**TASK TO CARRY OUT**. Restate the whole of the material. Keep every word, and drop the pictures.

------------------------

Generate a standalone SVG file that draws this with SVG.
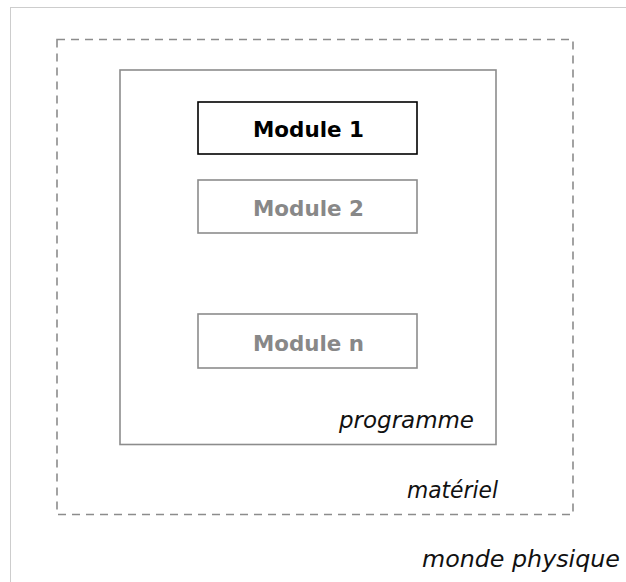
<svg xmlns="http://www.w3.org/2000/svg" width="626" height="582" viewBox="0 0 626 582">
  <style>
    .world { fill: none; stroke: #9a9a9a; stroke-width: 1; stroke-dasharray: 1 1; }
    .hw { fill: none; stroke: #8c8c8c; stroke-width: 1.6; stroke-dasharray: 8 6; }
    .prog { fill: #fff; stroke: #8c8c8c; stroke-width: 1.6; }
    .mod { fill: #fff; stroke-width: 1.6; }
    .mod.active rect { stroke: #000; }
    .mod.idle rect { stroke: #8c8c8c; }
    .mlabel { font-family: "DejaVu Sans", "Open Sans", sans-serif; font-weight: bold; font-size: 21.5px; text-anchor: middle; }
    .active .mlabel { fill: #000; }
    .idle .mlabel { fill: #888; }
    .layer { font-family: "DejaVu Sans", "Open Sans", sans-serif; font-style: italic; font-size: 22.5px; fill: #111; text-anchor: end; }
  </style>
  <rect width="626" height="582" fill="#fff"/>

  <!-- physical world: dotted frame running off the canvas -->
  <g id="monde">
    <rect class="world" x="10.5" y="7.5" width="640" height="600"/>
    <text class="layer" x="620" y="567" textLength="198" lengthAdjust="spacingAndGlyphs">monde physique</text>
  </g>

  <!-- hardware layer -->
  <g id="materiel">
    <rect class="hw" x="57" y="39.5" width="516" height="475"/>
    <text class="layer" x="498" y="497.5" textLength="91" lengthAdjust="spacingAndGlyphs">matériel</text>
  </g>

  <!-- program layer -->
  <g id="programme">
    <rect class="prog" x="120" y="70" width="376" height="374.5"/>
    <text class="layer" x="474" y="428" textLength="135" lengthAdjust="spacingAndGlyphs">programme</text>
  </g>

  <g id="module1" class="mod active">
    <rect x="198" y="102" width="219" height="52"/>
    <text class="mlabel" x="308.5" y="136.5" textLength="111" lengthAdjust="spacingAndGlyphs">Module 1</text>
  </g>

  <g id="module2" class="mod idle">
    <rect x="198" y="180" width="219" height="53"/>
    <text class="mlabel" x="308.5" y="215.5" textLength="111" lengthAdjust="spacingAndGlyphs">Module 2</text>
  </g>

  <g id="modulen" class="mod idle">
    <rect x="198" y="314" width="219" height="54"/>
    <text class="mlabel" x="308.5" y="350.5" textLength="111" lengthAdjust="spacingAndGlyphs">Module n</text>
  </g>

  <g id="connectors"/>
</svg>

------------------------

**WRITTEN RESPONSE**.
Generate a standalone SVG file that draws this with SVG.
<svg xmlns="http://www.w3.org/2000/svg" width="626" height="582" viewBox="0 0 626 582">
  <style>
    .world { fill: none; stroke: #9a9a9a; stroke-width: 1; stroke-dasharray: 1 1; }
    .hw { fill: none; stroke: #8c8c8c; stroke-width: 1.6; stroke-dasharray: 8 6; }
    .prog { fill: #fff; stroke: #8c8c8c; stroke-width: 1.6; }
    .mod { fill: #fff; stroke-width: 1.6; }
    .mod.active rect { stroke: #000; }
    .mod.idle rect { stroke: #8c8c8c; }
    .mlabel { font-family: "DejaVu Sans", "Open Sans", sans-serif; font-weight: bold; font-size: 21.5px; text-anchor: middle; }
    .active .mlabel { fill: #000; }
    .idle .mlabel { fill: #888; }
    .layer { font-family: "DejaVu Sans", "Open Sans", sans-serif; font-style: italic; font-size: 22.5px; fill: #111; text-anchor: end; }
  </style>
  <rect width="626" height="582" fill="#fff"/>

  <!-- physical world: dotted frame running off the canvas -->
  <g id="monde">
    <rect class="world" x="10.5" y="7.5" width="640" height="600"/>
    <text class="layer" x="620" y="567" textLength="198" lengthAdjust="spacingAndGlyphs">monde physique</text>
  </g>

  <!-- hardware layer -->
  <g id="materiel">
    <rect class="hw" x="57" y="39.5" width="516" height="475"/>
    <text class="layer" x="498" y="497.5" textLength="91" lengthAdjust="spacingAndGlyphs">matériel</text>
  </g>

  <!-- program layer -->
  <g id="programme">
    <rect class="prog" x="120" y="70" width="376" height="374.5"/>
    <text class="layer" x="474" y="428" textLength="135" lengthAdjust="spacingAndGlyphs">programme</text>
  </g>

  <g id="module1" class="mod active">
    <rect x="198" y="102" width="219" height="52"/>
    <text class="mlabel" x="308.5" y="136.5" textLength="111" lengthAdjust="spacingAndGlyphs">Module 1</text>
  </g>

  <g id="module2" class="mod idle">
    <rect x="198" y="180" width="219" height="53"/>
    <text class="mlabel" x="308.5" y="215.5" textLength="111" lengthAdjust="spacingAndGlyphs">Module 2</text>
  </g>

  <g id="modulen" class="mod idle">
    <rect x="198" y="314" width="219" height="54"/>
    <text class="mlabel" x="308.5" y="350.5" textLength="111" lengthAdjust="spacingAndGlyphs">Module n</text>
  </g>

  <g id="connectors"/>
</svg>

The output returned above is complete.